§ Stated task
Exclude the pictures and reproduce the remaining data exactly as written.

§ Source excerpt
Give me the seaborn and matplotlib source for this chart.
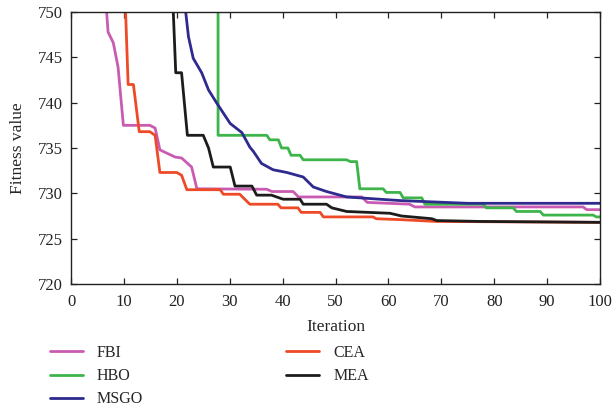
import matplotlib
matplotlib.use("Agg")
import matplotlib.pyplot as plt
import seaborn as sns
import pandas as pd

# Convergence curves (iteration, fitness)
fbi_x = [6.5, 7.0, 8.0, 8.9, 9.9, 14.9, 15.9, 16.8, 17.5, 19.7, 20.9, 22.8, 23.8, 37.0, 38.0, 42.0, 43.0, 55.0, 56.0, 64.0, 65.0, 96.8, 97.5, 100]
fbi_y = [752, 747.8, 746.6, 743.9, 737.5, 737.5, 737.2, 734.8, 734.6, 734.0, 733.9, 732.9, 730.5, 730.45, 730.2, 730.2, 729.6, 729.6, 729.0, 728.8, 728.5, 728.5, 728.2, 728.2]

hbo_x = [27.8, 27.8, 37.0, 37.6, 39.2, 39.8, 41.0, 41.6, 43.3, 43.9, 52.1, 52.8, 54.0, 54.6, 59.0, 59.6, 62.2, 62.8, 66.3, 66.9, 77.9, 78.5, 83.6, 84.2, 88.7, 89.3, 98.7, 99.3, 100]
hbo_y = [752, 736.4, 736.4, 735.9, 735.9, 735.0, 735.0, 734.2, 734.2, 733.7, 733.7, 733.5, 733.5, 730.5, 730.5, 730.1, 730.1, 729.5, 729.5, 728.8, 728.8, 728.4, 728.4, 728.0, 728.0, 727.6, 727.6, 727.4, 727.4]

msgo_x = [21.3, 22.2, 23.1, 24.7, 26.0, 27.5, 30.1, 32.3, 33.8, 34.5, 36.0, 38.2, 40.8, 43.9, 45.8, 48.3, 52.1, 58.4, 62.2, 75.0, 100]
msgo_y = [752, 747.3, 744.9, 743.3, 741.4, 740.0, 737.7, 736.7, 735.1, 734.6, 733.3, 732.6, 732.3, 731.8, 730.7, 730.2, 729.6, 729.35, 729.2, 728.9, 728.9]

cea_x = [10.2, 10.8, 11.8, 12.9, 14.9, 15.9, 16.8, 20.0, 20.9, 21.9, 28.2, 28.8, 31.9, 33.8, 39.1, 39.7, 42.9, 43.5, 47.1, 47.7, 57.1, 57.7, 62.2, 69.0, 100]
cea_y = [752, 742.0, 742.0, 736.8, 736.8, 736.4, 732.3, 732.3, 732.0, 730.4, 730.4, 729.9, 729.9, 728.8, 728.8, 728.4, 728.4, 727.9, 727.9, 727.4, 727.4, 727.2, 727.1, 726.9, 726.8]

mea_x = [19.2, 19.8, 20.9, 22.0, 25.0, 26.0, 26.9, 30.1, 31.0, 34.2, 35.1, 37.9, 40.1, 43.3, 43.9, 48.3, 49.3, 52.1, 60.3, 62.5, 68.2, 69.1, 77.3, 100]
mea_y = [752, 743.3, 743.3, 736.4, 736.4, 735.0, 732.9, 732.9, 730.8, 730.8, 729.8, 729.8, 729.35, 729.35, 728.8, 728.8, 728.4, 728.0, 727.8, 727.5, 727.2, 727.0, 726.9, 726.8]

series = ["FBI", "HBO", "MSGO", "CEA", "MEA"]
colors = ["#C95CB2", "#3DB54A", "#2E2A8E", "#EE4A28", "#1C1C1C"]

frames = []
for name, xs, ys in [("FBI", fbi_x, fbi_y), ("HBO", hbo_x, hbo_y), ("MSGO", msgo_x, msgo_y),
                     ("CEA", cea_x, cea_y), ("MEA", mea_x, mea_y)]:
    frames.append(pd.DataFrame({"Iteration": xs, "Fitness": ys, "Algorithm": name}))
df = pd.concat(frames, ignore_index=True)

sns.set_style("ticks")
plt.rcParams["font.family"] = ["Liberation Serif", "DejaVu Serif"]
plt.rcParams["axes.edgecolor"] = "#222222"

fig = plt.figure(figsize=(6.13, 4.09), dpi=100)
ax = fig.add_axes([71/613, 1-284/409, (600-71)/613, (284-12)/409])

sns.lineplot(data=df, x="Iteration", y="Fitness", hue="Algorithm", hue_order=series,
             palette=colors, sort=False, estimator=None, linewidth=2.0, ax=ax, legend=True)

ax.set_xlim(0, 100)
ax.set_ylim(720, 750)
ax.set_xticks(range(0, 101, 10))
ax.set_yticks(range(720, 751, 5))
ax.tick_params(direction="in", top=True, right=True, labelsize=12, length=4, width=0.9,
               colors="#222222")
ax.tick_params(axis="x", pad=7)
ax.tick_params(axis="y", pad=6)
for s in ax.spines.values():
    s.set_linewidth(1.0)
ax.set_xlabel("Iteration", fontsize=12.5, labelpad=7)
ax.set_ylabel("Fitness value", fontsize=12.5, labelpad=8)

handles, labels = ax.get_legend_handles_labels()
ax.get_legend().remove()
fig.legend(handles, labels, ncol=2, loc="upper left", bbox_to_anchor=(50/613, 1-345/409),
           frameon=False, fontsize=11.5, handlelength=2.07, handletextpad=0.87,
           labelspacing=0.45, columnspacing=8.95, borderpad=0, borderaxespad=0)

fig.savefig("out.png", dpi=100)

§ Result for this task
Give me the seaborn and matplotlib source for this chart.
import matplotlib
matplotlib.use("Agg")
import matplotlib.pyplot as plt
import seaborn as sns
import pandas as pd

# Convergence curves (iteration, fitness)
fbi_x = [6.5, 7.0, 8.0, 8.9, 9.9, 14.9, 15.9, 16.8, 17.5, 19.7, 20.9, 22.8, 23.8, 37.0, 38.0, 42.0, 43.0, 55.0, 56.0, 64.0, 65.0, 96.8, 97.5, 100]
fbi_y = [752, 747.8, 746.6, 743.9, 737.5, 737.5, 737.2, 734.8, 734.6, 734.0, 733.9, 732.9, 730.5, 730.45, 730.2, 730.2, 729.6, 729.6, 729.0, 728.8, 728.5, 728.5, 728.2, 728.2]

hbo_x = [27.8, 27.8, 37.0, 37.6, 39.2, 39.8, 41.0, 41.6, 43.3, 43.9, 52.1, 52.8, 54.0, 54.6, 59.0, 59.6, 62.2, 62.8, 66.3, 66.9, 77.9, 78.5, 83.6, 84.2, 88.7, 89.3, 98.7, 99.3, 100]
hbo_y = [752, 736.4, 736.4, 735.9, 735.9, 735.0, 735.0, 734.2, 734.2, 733.7, 733.7, 733.5, 733.5, 730.5, 730.5, 730.1, 730.1, 729.5, 729.5, 728.8, 728.8, 728.4, 728.4, 728.0, 728.0, 727.6, 727.6, 727.4, 727.4]

msgo_x = [21.3, 22.2, 23.1, 24.7, 26.0, 27.5, 30.1, 32.3, 33.8, 34.5, 36.0, 38.2, 40.8, 43.9, 45.8, 48.3, 52.1, 58.4, 62.2, 75.0, 100]
msgo_y = [752, 747.3, 744.9, 743.3, 741.4, 740.0, 737.7, 736.7, 735.1, 734.6, 733.3, 732.6, 732.3, 731.8, 730.7, 730.2, 729.6, 729.35, 729.2, 728.9, 728.9]

cea_x = [10.2, 10.8, 11.8, 12.9, 14.9, 15.9, 16.8, 20.0, 20.9, 21.9, 28.2, 28.8, 31.9, 33.8, 39.1, 39.7, 42.9, 43.5, 47.1, 47.7, 57.1, 57.7, 62.2, 69.0, 100]
cea_y = [752, 742.0, 742.0, 736.8, 736.8, 736.4, 732.3, 732.3, 732.0, 730.4, 730.4, 729.9, 729.9, 728.8, 728.8, 728.4, 728.4, 727.9, 727.9, 727.4, 727.4, 727.2, 727.1, 726.9, 726.8]

mea_x = [19.2, 19.8, 20.9, 22.0, 25.0, 26.0, 26.9, 30.1, 31.0, 34.2, 35.1, 37.9, 40.1, 43.3, 43.9, 48.3, 49.3, 52.1, 60.3, 62.5, 68.2, 69.1, 77.3, 100]
mea_y = [752, 743.3, 743.3, 736.4, 736.4, 735.0, 732.9, 732.9, 730.8, 730.8, 729.8, 729.8, 729.35, 729.35, 728.8, 728.8, 728.4, 728.0, 727.8, 727.5, 727.2, 727.0, 726.9, 726.8]

series = ["FBI", "HBO", "MSGO", "CEA", "MEA"]
colors = ["#C95CB2", "#3DB54A", "#2E2A8E", "#EE4A28", "#1C1C1C"]

frames = []
for name, xs, ys in [("FBI", fbi_x, fbi_y), ("HBO", hbo_x, hbo_y), ("MSGO", msgo_x, msgo_y),
                     ("CEA", cea_x, cea_y), ("MEA", mea_x, mea_y)]:
    frames.append(pd.DataFrame({"Iteration": xs, "Fitness": ys, "Algorithm": name}))
df = pd.concat(frames, ignore_index=True)

sns.set_style("ticks")
plt.rcParams["font.family"] = ["Liberation Serif", "DejaVu Serif"]
plt.rcParams["axes.edgecolor"] = "#222222"

fig = plt.figure(figsize=(6.13, 4.09), dpi=100)
ax = fig.add_axes([71/613, 1-284/409, (600-71)/613, (284-12)/409])

sns.lineplot(data=df, x="Iteration", y="Fitness", hue="Algorithm", hue_order=series,
             palette=colors, sort=False, estimator=None, linewidth=2.0, ax=ax, legend=True)

ax.set_xlim(0, 100)
ax.set_ylim(720, 750)
ax.set_xticks(range(0, 101, 10))
ax.set_yticks(range(720, 751, 5))
ax.tick_params(direction="in", top=True, right=True, labelsize=12, length=4, width=0.9,
               colors="#222222")
ax.tick_params(axis="x", pad=7)
ax.tick_params(axis="y", pad=6)
for s in ax.spines.values():
    s.set_linewidth(1.0)
ax.set_xlabel("Iteration", fontsize=12.5, labelpad=7)
ax.set_ylabel("Fitness value", fontsize=12.5, labelpad=8)

handles, labels = ax.get_legend_handles_labels()
ax.get_legend().remove()
fig.legend(handles, labels, ncol=2, loc="upper left", bbox_to_anchor=(50/613, 1-345/409),
           frameon=False, fontsize=11.5, handlelength=2.07, handletextpad=0.87,
           labelspacing=0.45, columnspacing=8.95, borderpad=0, borderaxespad=0)

fig.savefig("out.png", dpi=100)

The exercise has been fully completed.